▶ [To be done] Transcribe each line of the material as it is, and drop any picture.
########
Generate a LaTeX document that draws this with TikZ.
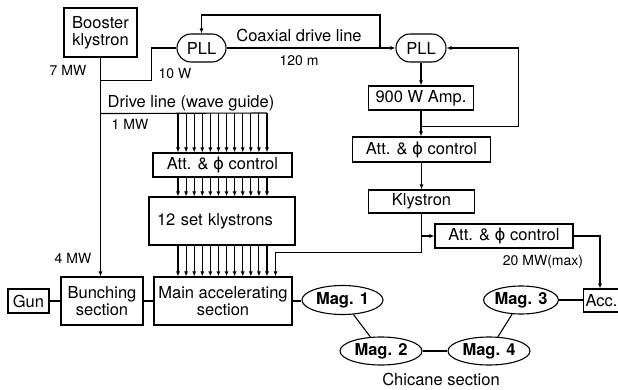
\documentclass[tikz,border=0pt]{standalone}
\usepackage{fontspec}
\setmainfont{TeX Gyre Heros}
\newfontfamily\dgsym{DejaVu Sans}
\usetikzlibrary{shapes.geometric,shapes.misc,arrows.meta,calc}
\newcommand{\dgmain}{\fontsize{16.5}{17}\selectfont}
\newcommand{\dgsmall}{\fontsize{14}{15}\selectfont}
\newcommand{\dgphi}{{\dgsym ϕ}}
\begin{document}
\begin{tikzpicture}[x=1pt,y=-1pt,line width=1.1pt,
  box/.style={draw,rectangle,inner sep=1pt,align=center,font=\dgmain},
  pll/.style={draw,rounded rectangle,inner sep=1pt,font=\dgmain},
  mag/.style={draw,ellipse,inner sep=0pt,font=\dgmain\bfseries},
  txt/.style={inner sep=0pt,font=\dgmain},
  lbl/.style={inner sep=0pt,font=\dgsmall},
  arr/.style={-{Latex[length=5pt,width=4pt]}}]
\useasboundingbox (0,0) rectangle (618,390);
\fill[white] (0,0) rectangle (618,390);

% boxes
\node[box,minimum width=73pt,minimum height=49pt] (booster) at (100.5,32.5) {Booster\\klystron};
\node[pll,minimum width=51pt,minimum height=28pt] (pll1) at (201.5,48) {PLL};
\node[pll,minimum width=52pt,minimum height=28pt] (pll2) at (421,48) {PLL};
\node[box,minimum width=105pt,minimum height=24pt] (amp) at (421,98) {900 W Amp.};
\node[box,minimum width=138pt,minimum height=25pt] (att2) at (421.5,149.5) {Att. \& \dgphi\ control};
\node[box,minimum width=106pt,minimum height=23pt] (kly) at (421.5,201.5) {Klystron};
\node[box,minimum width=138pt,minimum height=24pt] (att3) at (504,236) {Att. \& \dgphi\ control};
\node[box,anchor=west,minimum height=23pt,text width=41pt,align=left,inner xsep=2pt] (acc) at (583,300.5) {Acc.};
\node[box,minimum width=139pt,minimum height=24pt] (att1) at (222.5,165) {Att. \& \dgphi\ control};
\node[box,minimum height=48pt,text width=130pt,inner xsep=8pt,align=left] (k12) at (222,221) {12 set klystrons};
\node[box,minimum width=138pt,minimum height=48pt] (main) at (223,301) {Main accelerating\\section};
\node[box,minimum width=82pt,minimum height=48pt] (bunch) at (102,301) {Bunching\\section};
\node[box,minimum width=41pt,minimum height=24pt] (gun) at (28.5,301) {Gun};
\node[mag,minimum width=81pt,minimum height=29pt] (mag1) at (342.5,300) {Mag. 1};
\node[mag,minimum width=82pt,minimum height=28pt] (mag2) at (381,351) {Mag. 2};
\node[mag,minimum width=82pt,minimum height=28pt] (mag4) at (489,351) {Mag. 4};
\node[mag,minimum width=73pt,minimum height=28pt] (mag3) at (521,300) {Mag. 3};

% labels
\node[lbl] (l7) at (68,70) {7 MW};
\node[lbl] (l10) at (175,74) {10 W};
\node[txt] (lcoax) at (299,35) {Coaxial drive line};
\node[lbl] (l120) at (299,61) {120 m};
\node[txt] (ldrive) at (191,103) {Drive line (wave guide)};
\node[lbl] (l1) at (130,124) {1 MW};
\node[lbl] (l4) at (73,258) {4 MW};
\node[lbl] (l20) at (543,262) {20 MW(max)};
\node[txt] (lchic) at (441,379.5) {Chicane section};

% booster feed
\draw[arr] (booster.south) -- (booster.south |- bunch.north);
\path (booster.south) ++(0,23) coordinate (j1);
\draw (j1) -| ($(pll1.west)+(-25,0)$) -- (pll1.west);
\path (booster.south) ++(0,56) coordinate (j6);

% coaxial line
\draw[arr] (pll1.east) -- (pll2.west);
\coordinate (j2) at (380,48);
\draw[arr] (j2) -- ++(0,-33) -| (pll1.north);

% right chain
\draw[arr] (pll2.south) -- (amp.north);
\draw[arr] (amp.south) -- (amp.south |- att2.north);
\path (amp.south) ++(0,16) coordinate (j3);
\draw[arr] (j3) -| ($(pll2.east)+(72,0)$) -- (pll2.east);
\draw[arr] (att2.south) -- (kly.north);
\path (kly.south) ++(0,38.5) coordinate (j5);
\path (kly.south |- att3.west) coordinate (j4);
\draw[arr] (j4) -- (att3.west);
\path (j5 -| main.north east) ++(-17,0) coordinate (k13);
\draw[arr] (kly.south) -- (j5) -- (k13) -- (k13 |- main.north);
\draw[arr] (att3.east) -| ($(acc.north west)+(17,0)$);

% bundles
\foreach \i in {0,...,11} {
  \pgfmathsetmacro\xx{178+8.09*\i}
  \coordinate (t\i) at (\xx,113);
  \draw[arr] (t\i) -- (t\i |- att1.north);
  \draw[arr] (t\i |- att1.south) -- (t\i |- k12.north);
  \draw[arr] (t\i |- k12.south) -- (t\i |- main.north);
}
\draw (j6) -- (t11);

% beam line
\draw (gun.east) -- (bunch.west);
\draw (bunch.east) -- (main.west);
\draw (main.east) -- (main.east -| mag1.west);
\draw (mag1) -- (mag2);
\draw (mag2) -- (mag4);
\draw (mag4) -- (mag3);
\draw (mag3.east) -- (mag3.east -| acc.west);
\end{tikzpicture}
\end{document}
########
▶ [Response to the exercise]
Generate a LaTeX document that draws this with TikZ.
\documentclass[tikz,border=0pt]{standalone}
\usepackage{fontspec}
\setmainfont{TeX Gyre Heros}
\newfontfamily\dgsym{DejaVu Sans}
\usetikzlibrary{shapes.geometric,shapes.misc,arrows.meta,calc}
\newcommand{\dgmain}{\fontsize{16.5}{17}\selectfont}
\newcommand{\dgsmall}{\fontsize{14}{15}\selectfont}
\newcommand{\dgphi}{{\dgsym ϕ}}
\begin{document}
\begin{tikzpicture}[x=1pt,y=-1pt,line width=1.1pt,
  box/.style={draw,rectangle,inner sep=1pt,align=center,font=\dgmain},
  pll/.style={draw,rounded rectangle,inner sep=1pt,font=\dgmain},
  mag/.style={draw,ellipse,inner sep=0pt,font=\dgmain\bfseries},
  txt/.style={inner sep=0pt,font=\dgmain},
  lbl/.style={inner sep=0pt,font=\dgsmall},
  arr/.style={-{Latex[length=5pt,width=4pt]}}]
\useasboundingbox (0,0) rectangle (618,390);
\fill[white] (0,0) rectangle (618,390);

% boxes
\node[box,minimum width=73pt,minimum height=49pt] (booster) at (100.5,32.5) {Booster\\klystron};
\node[pll,minimum width=51pt,minimum height=28pt] (pll1) at (201.5,48) {PLL};
\node[pll,minimum width=52pt,minimum height=28pt] (pll2) at (421,48) {PLL};
\node[box,minimum width=105pt,minimum height=24pt] (amp) at (421,98) {900 W Amp.};
\node[box,minimum width=138pt,minimum height=25pt] (att2) at (421.5,149.5) {Att. \& \dgphi\ control};
\node[box,minimum width=106pt,minimum height=23pt] (kly) at (421.5,201.5) {Klystron};
\node[box,minimum width=138pt,minimum height=24pt] (att3) at (504,236) {Att. \& \dgphi\ control};
\node[box,anchor=west,minimum height=23pt,text width=41pt,align=left,inner xsep=2pt] (acc) at (583,300.5) {Acc.};
\node[box,minimum width=139pt,minimum height=24pt] (att1) at (222.5,165) {Att. \& \dgphi\ control};
\node[box,minimum height=48pt,text width=130pt,inner xsep=8pt,align=left] (k12) at (222,221) {12 set klystrons};
\node[box,minimum width=138pt,minimum height=48pt] (main) at (223,301) {Main accelerating\\section};
\node[box,minimum width=82pt,minimum height=48pt] (bunch) at (102,301) {Bunching\\section};
\node[box,minimum width=41pt,minimum height=24pt] (gun) at (28.5,301) {Gun};
\node[mag,minimum width=81pt,minimum height=29pt] (mag1) at (342.5,300) {Mag. 1};
\node[mag,minimum width=82pt,minimum height=28pt] (mag2) at (381,351) {Mag. 2};
\node[mag,minimum width=82pt,minimum height=28pt] (mag4) at (489,351) {Mag. 4};
\node[mag,minimum width=73pt,minimum height=28pt] (mag3) at (521,300) {Mag. 3};

% labels
\node[lbl] (l7) at (68,70) {7 MW};
\node[lbl] (l10) at (175,74) {10 W};
\node[txt] (lcoax) at (299,35) {Coaxial drive line};
\node[lbl] (l120) at (299,61) {120 m};
\node[txt] (ldrive) at (191,103) {Drive line (wave guide)};
\node[lbl] (l1) at (130,124) {1 MW};
\node[lbl] (l4) at (73,258) {4 MW};
\node[lbl] (l20) at (543,262) {20 MW(max)};
\node[txt] (lchic) at (441,379.5) {Chicane section};

% booster feed
\draw[arr] (booster.south) -- (booster.south |- bunch.north);
\path (booster.south) ++(0,23) coordinate (j1);
\draw (j1) -| ($(pll1.west)+(-25,0)$) -- (pll1.west);
\path (booster.south) ++(0,56) coordinate (j6);

% coaxial line
\draw[arr] (pll1.east) -- (pll2.west);
\coordinate (j2) at (380,48);
\draw[arr] (j2) -- ++(0,-33) -| (pll1.north);

% right chain
\draw[arr] (pll2.south) -- (amp.north);
\draw[arr] (amp.south) -- (amp.south |- att2.north);
\path (amp.south) ++(0,16) coordinate (j3);
\draw[arr] (j3) -| ($(pll2.east)+(72,0)$) -- (pll2.east);
\draw[arr] (att2.south) -- (kly.north);
\path (kly.south) ++(0,38.5) coordinate (j5);
\path (kly.south |- att3.west) coordinate (j4);
\draw[arr] (j4) -- (att3.west);
\path (j5 -| main.north east) ++(-17,0) coordinate (k13);
\draw[arr] (kly.south) -- (j5) -- (k13) -- (k13 |- main.north);
\draw[arr] (att3.east) -| ($(acc.north west)+(17,0)$);

% bundles
\foreach \i in {0,...,11} {
  \pgfmathsetmacro\xx{178+8.09*\i}
  \coordinate (t\i) at (\xx,113);
  \draw[arr] (t\i) -- (t\i |- att1.north);
  \draw[arr] (t\i |- att1.south) -- (t\i |- k12.north);
  \draw[arr] (t\i |- k12.south) -- (t\i |- main.north);
}
\draw (j6) -- (t11);

% beam line
\draw (gun.east) -- (bunch.west);
\draw (bunch.east) -- (main.west);
\draw (main.east) -- (main.east -| mag1.west);
\draw (mag1) -- (mag2);
\draw (mag2) -- (mag4);
\draw (mag4) -- (mag3);
\draw (mag3.east) -- (mag3.east -| acc.west);
\end{tikzpicture}
\end{document}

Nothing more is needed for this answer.